55th Mayor of Nashua
- In office 2007–2015
- Succeeded by: Jim Donchess

Member of the New Hampshire House of Representatives from the Hillsborough 32nd district
- In office 1984–2000

Personal details
- Born: 15 September 1960 (age 65) Nashua, New Hampshire, U.S.
- Party: Republican

= Donnalee Lozeau =

American politician

Donnalee Lozeau was the mayor of Nashua, New Hampshire, from 2007 to 2015. She was Nashua's first female mayor. Prior to becoming mayor she was a New Hampshire State Representative for sixteen years.

==Life and career==
Mayor Lozeau, a third-generation Nashua native, attended public schools and Rivier College, and she did not graduate.

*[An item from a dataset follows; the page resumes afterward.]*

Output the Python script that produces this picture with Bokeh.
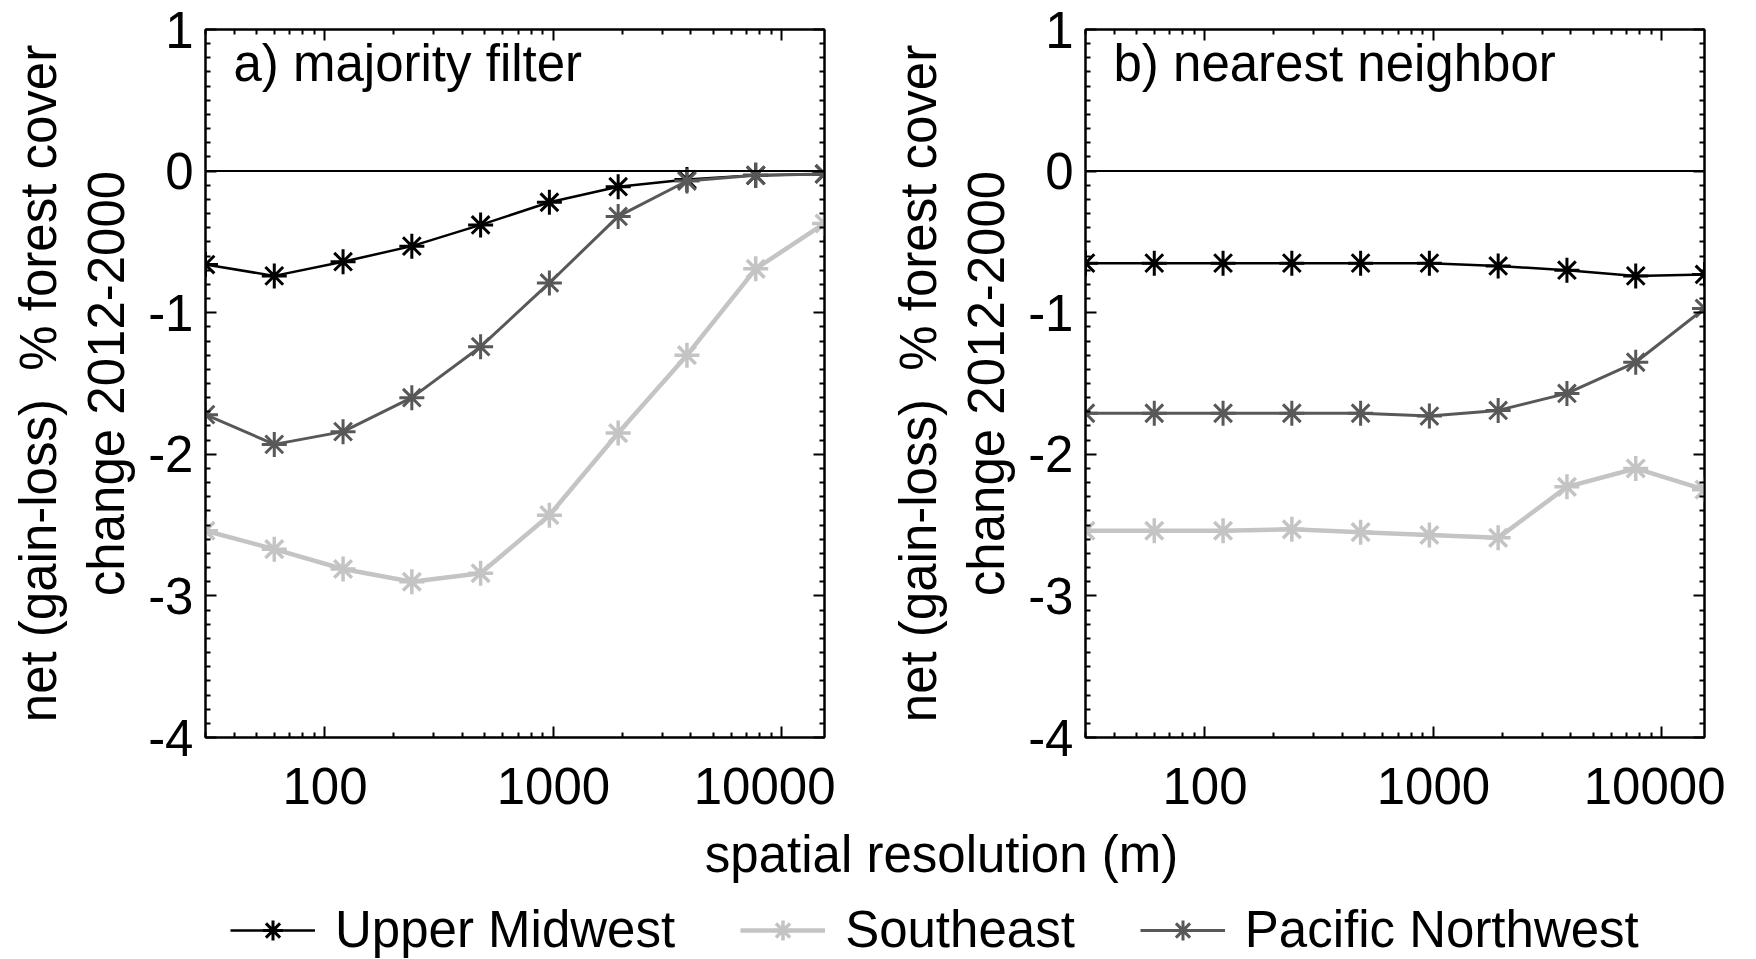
from bokeh.plotting import figure
from bokeh.models import (LogAxis, LinearAxis, FixedTicker, Span, Label, Legend,
                          LegendItem, Range1d, CustomJSTickFormatter)
from bokeh.layouts import column, row
from bokeh.embed import file_html
from bokeh.resources import INLINE

# ---------------- data ----------------
resolution = [30, 60, 120, 240, 480, 960, 1920, 3840, 7680, 15360]

# a) majority filter
maj_upper_midwest = [-0.66, -0.74, -0.64, -0.53, -0.38, -0.22, -0.11, -0.06, -0.03, -0.02]
maj_southeast = [-2.54, -2.67, -2.81, -2.90, -2.84, -2.43, -1.85, -1.30, -0.69, -0.37]
maj_pacific_nw = [-1.72, -1.93, -1.84, -1.60, -1.24, -0.79, -0.32, -0.07, -0.03, -0.02]

# b) nearest neighbor
nn_upper_midwest = [-0.65, -0.65, -0.65, -0.65, -0.65, -0.65, -0.67, -0.70, -0.74, -0.73]
nn_southeast = [-2.54, -2.54, -2.54, -2.53, -2.55, -2.57, -2.59, -2.23, -2.10, -2.25]
nn_pacific_nw = [-1.71, -1.71, -1.71, -1.71, -1.71, -1.73, -1.69, -1.57, -1.35, -0.97]

series_names = ["Upper Midwest", "Southeast", "Pacific Northwest"]
series_colors = ["#000000", "#c4c4c4", "#585858"]
series_line_widths = [2.5, 4.5, 3]
series_marker_widths = [3, 3.5, 3]

x_major = [100, 1000, 10000]
x_labels = ["100", "1000", "10000"]
y_major = [-4, -3, -2, -1, 0, 1]
y_labels = ["-4", "-3", "-2", "-1", "0", "1"]

panel_titles = ["a) majority filter", "b) nearest neighbor"]
y_title = "net (gain-loss)\u00a0 % forest cover\nchange 2012-2000"
x_title = "spatial resolution (m)"

FONT = "Liberation Sans"
FS = "51px"

x_minor = [m * 10 ** e for e in range(1, 5) for m in range(2, 10)]
y_minor = [i / 10 for i in range(-40, 11) if i % 10 != 0]

FRAME_W = 619
TOP = 29
FRAME_H = 737 - TOP
BOTTOM = 87


def style_axis(ax, labels=True):
    ax.axis_line_color = "black"
    ax.axis_line_width = 2
    ax.major_tick_in = 11
    ax.major_tick_out = 0
    ax.minor_tick_in = 5
    ax.minor_tick_out = 0
    ax.major_tick_line_width = 2
    ax.minor_tick_line_width = 2
    ax.major_tick_line_color = "black"
    ax.minor_tick_line_color = "black"
    ax.major_label_text_font = FONT
    ax.major_label_text_font_size = FS
    ax.major_label_text_color = "black"
    if not labels:
        ax.formatter = CustomJSTickFormatter(code="return ''")
        ax.major_label_standoff = 0


def make_panel(title, um, se, pnw, bl, br):
    p = figure(width=bl + FRAME_W + br, height=TOP + FRAME_H + BOTTOM,
               x_axis_type="log",
               x_range=Range1d(min(resolution), max(resolution)),
               y_range=Range1d(min(y_major), max(y_major)),
               output_backend="svg", toolbar_location=None,
               min_border_left=bl, min_border_right=br,
               min_border_top=TOP, min_border_bottom=BOTTOM)
    p.xgrid.visible = False
    p.ygrid.visible = False
    p.outline_line_color = "black"
    p.outline_line_width = 2
    p.background_fill_color = "white"
    p.border_fill_color = "white"

    xa = p.xaxis[0]
    xa.ticker = FixedTicker(ticks=x_major, minor_ticks=x_minor)
    xa.major_label_overrides = {v: s for v, s in zip(x_major, x_labels)}
    style_axis(xa)
    xa.major_label_standoff = 30

    ya = p.yaxis[0]
    ya.ticker = FixedTicker(ticks=y_major, minor_ticks=y_minor)
    ya.major_label_overrides = {v: s for v, s in zip(y_major, y_labels)}
    style_axis(ya)
    ya.major_label_standoff = 12
    ya.axis_label = y_title
    ya.axis_label_text_font = FONT
    ya.axis_label_text_font_size = FS
    ya.axis_label_text_font_style = "normal"
    ya.axis_label_text_color = "black"
    ya.axis_label_standoff = 10
    ya.axis_label_text_line_height = 1.2

    top_ax = LogAxis(ticker=FixedTicker(ticks=x_major, minor_ticks=x_minor))
    style_axis(top_ax, labels=False)
    p.add_layout(top_ax, "above")
    right_ax = LinearAxis(ticker=FixedTicker(ticks=y_major, minor_ticks=y_minor))
    style_axis(right_ax, labels=False)
    p.add_layout(right_ax, "right")

    p.add_layout(Span(location=0, dimension="width", line_color="black", line_width=2))

    for vals, c, lw, mw in zip([um, se, pnw], series_colors, series_line_widths,
                               series_marker_widths):
        p.line(resolution, vals, line_color=c, line_width=lw)
        p.scatter(resolution, vals, marker="asterisk", size=25, line_color=c,
                  line_width=mw)

    p.add_layout(Label(x=28, y=FRAME_H - 34, x_units="screen", y_units="screen",
                       text=title, text_font=FONT, text_font_size=FS,
                       text_color="black", text_baseline="alphabetic"))
    return p


p1 = make_panel(panel_titles[0], maj_upper_midwest, maj_southeast, maj_pacific_nw, 205, 11)
p2 = make_panel(panel_titles[1], nn_upper_midwest, nn_southeast, nn_pacific_nw, 250, 21)

total_w = p1.width + p2.width
p3_h = 959 - p1.height
p3 = figure(width=total_w, height=p3_h, x_range=Range1d(0, 1),
            y_range=Range1d(0, 1), x_axis_type=None, y_axis_type=None,
            output_backend="svg", toolbar_location=None, min_border=0)
p3.outline_line_color = None
p3.xgrid.visible = False
p3.ygrid.visible = False

p3.add_layout(Label(x=941, y=p3_h - 1, x_units="screen", y_units="screen", text=x_title,
                    text_font=FONT, text_font_size=FS, text_color="black",
                    text_align="center", text_baseline="top"))

nan = float("nan")
items = []
for name, c, lw, mw in zip(series_names, series_colors, series_line_widths,
                           series_marker_widths):
    lr = p3.line(x=[nan], y=[nan], line_color=c, line_width=lw)
    sr = p3.scatter(x=[nan], y=[nan], marker="asterisk", line_color=c, line_width=mw)
    items.append(LegendItem(label=name, renderers=[lr, sr]))

legend = Legend(items=items, orientation="horizontal", location=(230, 0),
                glyph_width=85, glyph_height=50, label_standoff=20, spacing=65,
                padding=0, margin=0, border_line_color=None,
                background_fill_alpha=0, label_text_font=FONT,
                label_text_font_size=FS, label_text_color="black")
p3.add_layout(legend)

layout = column(row(p1, p2), p3)

open("out.html", "w").write(file_html(layout, INLINE))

Lozeau and her husband of 25 years, David, have three children and two grandchildren. Donnalee began her public service at the age of 24 being elected to the New Hampshire House of Representatives in 1984. She served 8 terms as a citizen legislator representing Nashua’s Ward 5. She served as Deputy Speaker to Speaker Donna Sytek. From 1994 to 2008 Mayor Lozeau was Director of Program and Community Development at Southern New Hampshire Services. Donnalee Lozeau currently serves as Executive Director of Southern New Hampshire Services, Inc.

Her mother Evelyn Marguerite Burton (1932–2024) was a Republican Party campaigner.